Highly stretchable thermal interface materials with uniformly dispersed network of exfoliated graphite nanoplatelets via ball milled processing route

Ball milling is adopted to uniformly reduced the critical dimensions of the low cost chemically exfoliated graphite nanoplatelets (EGN) and embedded into the matrix of flexible polydimethylsiloxane (PDMS) for thermal interface materials (TIMs) applications. In this work, we report a method for the particle size reduction of EGN into high-quality fillers of ball-milled exfoliated graphite nanoplatelets (BMEGN) and thermally cured with PDMS to make a highly stretchable BMEGN-embedded PDMS-TIMs (BMEGN/PDMS) with improved thermal conductivity and mechanical properties.

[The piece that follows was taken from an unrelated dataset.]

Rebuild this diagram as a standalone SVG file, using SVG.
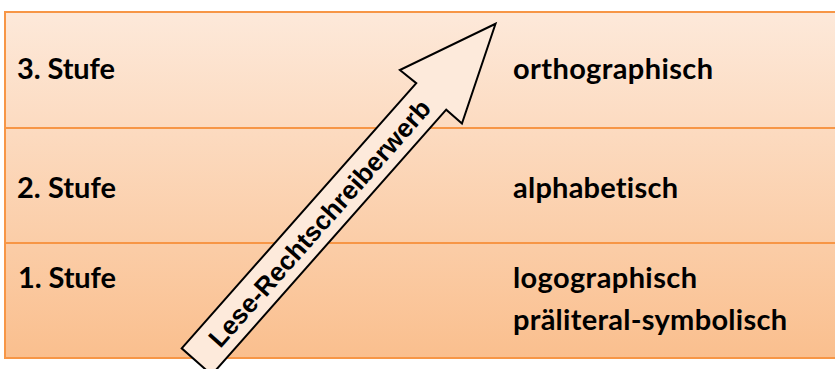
<svg xmlns="http://www.w3.org/2000/svg" width="835" height="369" viewBox="0 0 835 369">
  <defs>
    <linearGradient id="bg" x1="0" y1="12" x2="0" y2="358" gradientUnits="userSpaceOnUse">
      <stop offset="0" stop-color="#FDE9DA"/>
      <stop offset="1" stop-color="#FABF8E"/>
    </linearGradient>
    <style>
      .grid { stroke: #F79646; stroke-width: 2; fill: none; }
      .lbl { font-family: Lato, "Open Sans", "Liberation Sans", sans-serif; font-weight: bold; font-size: 29px; fill: #000; font-variant-ligatures: none; }
      .arr { fill: #FDEADB; stroke: #000; stroke-width: 2; stroke-linejoin: miter; }
      .arrtxt { font-family: "Liberation Sans", Arial, sans-serif; font-weight: bold; font-size: 26px; fill: #000; }
    </style>
  </defs>
  <rect x="0" y="0" width="835" height="369" fill="#fff"/>
  <g id="table">
    <rect x="5" y="12" width="840" height="346" fill="url(#bg)"/>
    <rect class="grid" x="5" y="12" width="840" height="346"/>
    <line class="grid" x1="5" y1="128" x2="835" y2="128"/>
    <line class="grid" x1="5" y1="243" x2="835" y2="243"/>
  </g>
  <g id="stufe3">
    <text class="lbl" x="17" y="79" textLength="98">3. Stufe</text>
    <text class="lbl" x="513" y="79" textLength="200">orthographisch</text>
  </g>
  <g id="stufe2">
    <text class="lbl" x="17" y="198" textLength="99">2. Stufe</text>
    <text class="lbl" x="513" y="198" textLength="165">alphabetisch</text>
  </g>
  <g id="stufe1">
    <text class="lbl" x="18" y="288" textLength="98">1. Stufe</text>
    <text class="lbl" x="513" y="288" textLength="184">logographisch</text>
    <text class="lbl" x="513" y="330" textLength="274">präliteral-symbolisch</text>
  </g>
  <g id="connectors">
    <g id="arrow" transform="translate(181.7,348.3) rotate(-48.5)">
      <polygon class="arr" points="0,0 354,0 353,-21 451,20 354,61 354,40 0,40"/>
      <text class="arrtxt" x="185" y="29.5" text-anchor="middle" textLength="320">Lese-Rechtschreiberwerb</text>
    </g>
  </g>
</svg>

The thermal conductivity was experimentally measured for BMEGN fillers with 0–4 h ball milling time. A maximum in-plane thermal conductivity of 14.7 W/mK and through-plane thermal conductivity of 0.88 W/mK was found. Furthermore, the mechanical properties allowing the developed TIMs to bend, fold, stretch or conform to the user-specified environment, exhibits synergetic mechanical properties with outstanding flexibility. The prepared TIMs were further characterized by scanning electron microscopy, thermogravimetric analysis, and X-ray diffraction.